In the interest of protecting his privacy, I won’t have anything further about his hospitalization to share at this time.

Coping in such difficult circumstances looks different to everyone. I was already struggling with his third heart attack last fall and his hospitalization in May. When we got the news that his future depended on a new heart, things got very real for our family that we could only control so many variables and had to rely on the support of our local community and medical community moving forward. A GoFundMe was established to help defray some costs we couldn’t control through other resources–I am grateful to the many people who contributed either to the GoFundMe or in-kind to help out my parents so I could funnel resources out of the emergency fund my husband and I have grown towards flying my daughter and I home to visit while my husband stayed at our residence to take care of our dogs. It would have been painful to not make the journey home, and I realize many families don’t have that privilege when loved ones are sick, particularly if loved ones are overseas or if the person wishing to travel is undocumented and must stay put due to the current administration’s targeted efforts to remove them from this country.

There’s a book that has long been on my “To Be Read” list, and with good timing, it appeared at my local public library as an omen to weather the storm we’re passing through. Written by Katherine May, it’s titled, Wintering: The Power of Rest and Retreat in Difficult Times. I’m nearly done with it, and I will likely consider buying my own copy to have on hand for other future hard times. My original intent was for it to soothe me through my own health issues–two years into an autoimmune disorder diagnosis journey that continues to unfold–and now its purpose is more to guide me through my feelings that I will never have enough time with my dad and I’m not ready to lose him. I know this as a child who lost her mom at 16. I feel the Universe should reward me with more time with my dad to make up for my early loss, but also that’s not how life works out sometimes. Each day I am confronted with “This might be our last day.” so I check in and make sure we have some sort of of conversation. Today’s not a great one since my stepmom had to put their 15-year-old dog down and that’s hitting my dad hard, but we still deserve a conversation. It centered on grief and pain are ok to hold. As much as I said it to him, it was an important mirror to hold up for myself as well because I struggle with letting others see me be vulnerable.
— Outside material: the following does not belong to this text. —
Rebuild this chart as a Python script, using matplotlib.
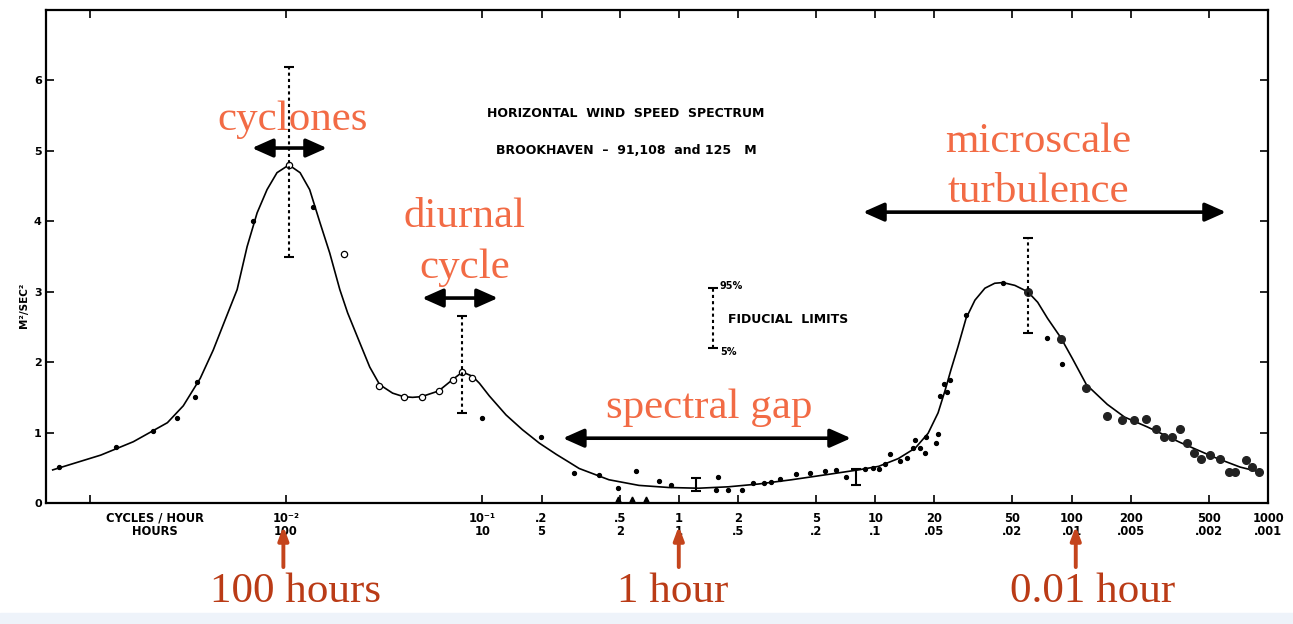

And in that vein, here’s this beautiful passage from Katherine May’s book that serves me today and might serve someone else I don’t know.

“A hospital creates a particular kind of winter. Jenny Diski captures it well in Skating to Antarctica: the layers of sterile white that offer both discipline and comfort, often at the same time; the sense of personal obliteration. It’s a temple to a certain kind of faith, the residual trust that there is a higher authority who knows the answers, who can save us.”